◆ Stored data:
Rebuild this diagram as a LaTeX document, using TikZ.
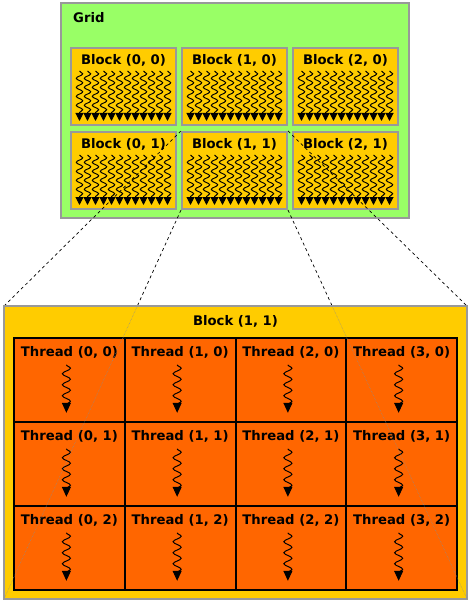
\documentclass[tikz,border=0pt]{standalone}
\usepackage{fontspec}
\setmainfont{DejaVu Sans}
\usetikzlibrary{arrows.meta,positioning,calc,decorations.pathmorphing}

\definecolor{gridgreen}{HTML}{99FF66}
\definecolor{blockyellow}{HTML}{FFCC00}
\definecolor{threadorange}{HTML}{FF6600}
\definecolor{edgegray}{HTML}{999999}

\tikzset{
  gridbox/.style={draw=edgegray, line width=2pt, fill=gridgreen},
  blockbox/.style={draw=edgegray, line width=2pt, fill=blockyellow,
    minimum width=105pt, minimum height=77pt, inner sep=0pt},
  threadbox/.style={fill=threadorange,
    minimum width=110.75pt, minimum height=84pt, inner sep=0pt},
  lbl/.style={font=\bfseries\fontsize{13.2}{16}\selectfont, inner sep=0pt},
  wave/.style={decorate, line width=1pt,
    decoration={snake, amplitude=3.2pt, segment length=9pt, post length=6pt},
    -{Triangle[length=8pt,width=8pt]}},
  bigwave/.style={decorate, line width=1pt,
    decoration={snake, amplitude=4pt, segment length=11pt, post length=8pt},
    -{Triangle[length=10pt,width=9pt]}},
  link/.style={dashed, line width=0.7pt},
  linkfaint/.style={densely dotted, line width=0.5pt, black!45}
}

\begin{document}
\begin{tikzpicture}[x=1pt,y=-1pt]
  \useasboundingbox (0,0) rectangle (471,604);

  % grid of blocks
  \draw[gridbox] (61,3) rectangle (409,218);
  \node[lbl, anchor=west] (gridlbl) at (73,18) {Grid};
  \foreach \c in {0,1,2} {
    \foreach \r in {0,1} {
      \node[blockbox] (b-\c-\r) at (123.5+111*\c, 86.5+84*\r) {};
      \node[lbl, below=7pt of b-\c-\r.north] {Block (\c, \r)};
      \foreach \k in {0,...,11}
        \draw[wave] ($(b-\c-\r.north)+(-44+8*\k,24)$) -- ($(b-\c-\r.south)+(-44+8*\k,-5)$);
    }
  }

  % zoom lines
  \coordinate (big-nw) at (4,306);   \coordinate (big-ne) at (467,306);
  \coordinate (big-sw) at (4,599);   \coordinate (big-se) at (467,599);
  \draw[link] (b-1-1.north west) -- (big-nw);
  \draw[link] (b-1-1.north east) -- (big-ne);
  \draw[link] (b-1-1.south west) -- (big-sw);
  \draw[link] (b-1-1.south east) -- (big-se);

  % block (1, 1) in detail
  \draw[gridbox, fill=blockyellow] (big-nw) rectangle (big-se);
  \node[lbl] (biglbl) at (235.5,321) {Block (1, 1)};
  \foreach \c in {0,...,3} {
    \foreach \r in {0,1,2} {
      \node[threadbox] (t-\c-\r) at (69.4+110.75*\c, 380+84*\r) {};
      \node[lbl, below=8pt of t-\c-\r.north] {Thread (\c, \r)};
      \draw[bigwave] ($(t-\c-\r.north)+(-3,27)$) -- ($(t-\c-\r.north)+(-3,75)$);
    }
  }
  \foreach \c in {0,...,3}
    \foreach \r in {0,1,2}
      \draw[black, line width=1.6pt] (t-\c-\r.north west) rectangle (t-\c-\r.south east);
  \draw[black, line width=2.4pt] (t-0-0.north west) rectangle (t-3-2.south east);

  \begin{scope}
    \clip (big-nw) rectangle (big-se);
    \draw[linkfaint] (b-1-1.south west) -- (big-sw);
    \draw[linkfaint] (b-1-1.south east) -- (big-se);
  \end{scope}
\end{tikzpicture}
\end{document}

◆ Aim of the exercise: Reproduce the whole listing above word for word, but not its pictures.

◆ Solution to this problem:
Rebuild this diagram as a LaTeX document, using TikZ.
\documentclass[tikz,border=0pt]{standalone}
\usepackage{fontspec}
\setmainfont{DejaVu Sans}
\usetikzlibrary{arrows.meta,positioning,calc,decorations.pathmorphing}

\definecolor{gridgreen}{HTML}{99FF66}
\definecolor{blockyellow}{HTML}{FFCC00}
\definecolor{threadorange}{HTML}{FF6600}
\definecolor{edgegray}{HTML}{999999}

\tikzset{
  gridbox/.style={draw=edgegray, line width=2pt, fill=gridgreen},
  blockbox/.style={draw=edgegray, line width=2pt, fill=blockyellow,
    minimum width=105pt, minimum height=77pt, inner sep=0pt},
  threadbox/.style={fill=threadorange,
    minimum width=110.75pt, minimum height=84pt, inner sep=0pt},
  lbl/.style={font=\bfseries\fontsize{13.2}{16}\selectfont, inner sep=0pt},
  wave/.style={decorate, line width=1pt,
    decoration={snake, amplitude=3.2pt, segment length=9pt, post length=6pt},
    -{Triangle[length=8pt,width=8pt]}},
  bigwave/.style={decorate, line width=1pt,
    decoration={snake, amplitude=4pt, segment length=11pt, post length=8pt},
    -{Triangle[length=10pt,width=9pt]}},
  link/.style={dashed, line width=0.7pt},
  linkfaint/.style={densely dotted, line width=0.5pt, black!45}
}

\begin{document}
\begin{tikzpicture}[x=1pt,y=-1pt]
  \useasboundingbox (0,0) rectangle (471,604);

  % grid of blocks
  \draw[gridbox] (61,3) rectangle (409,218);
  \node[lbl, anchor=west] (gridlbl) at (73,18) {Grid};
  \foreach \c in {0,1,2} {
    \foreach \r in {0,1} {
      \node[blockbox] (b-\c-\r) at (123.5+111*\c, 86.5+84*\r) {};
      \node[lbl, below=7pt of b-\c-\r.north] {Block (\c, \r)};
      \foreach \k in {0,...,11}
        \draw[wave] ($(b-\c-\r.north)+(-44+8*\k,24)$) -- ($(b-\c-\r.south)+(-44+8*\k,-5)$);
    }
  }

  % zoom lines
  \coordinate (big-nw) at (4,306);   \coordinate (big-ne) at (467,306);
  \coordinate (big-sw) at (4,599);   \coordinate (big-se) at (467,599);
  \draw[link] (b-1-1.north west) -- (big-nw);
  \draw[link] (b-1-1.north east) -- (big-ne);
  \draw[link] (b-1-1.south west) -- (big-sw);
  \draw[link] (b-1-1.south east) -- (big-se);

  % block (1, 1) in detail
  \draw[gridbox, fill=blockyellow] (big-nw) rectangle (big-se);
  \node[lbl] (biglbl) at (235.5,321) {Block (1, 1)};
  \foreach \c in {0,...,3} {
    \foreach \r in {0,1,2} {
      \node[threadbox] (t-\c-\r) at (69.4+110.75*\c, 380+84*\r) {};
      \node[lbl, below=8pt of t-\c-\r.north] {Thread (\c, \r)};
      \draw[bigwave] ($(t-\c-\r.north)+(-3,27)$) -- ($(t-\c-\r.north)+(-3,75)$);
    }
  }
  \foreach \c in {0,...,3}
    \foreach \r in {0,1,2}
      \draw[black, line width=1.6pt] (t-\c-\r.north west) rectangle (t-\c-\r.south east);
  \draw[black, line width=2.4pt] (t-0-0.north west) rectangle (t-3-2.south east);

  \begin{scope}
    \clip (big-nw) rectangle (big-se);
    \draw[linkfaint] (b-1-1.south west) -- (big-sw);
    \draw[linkfaint] (b-1-1.south east) -- (big-se);
  \end{scope}
\end{tikzpicture}
\end{document}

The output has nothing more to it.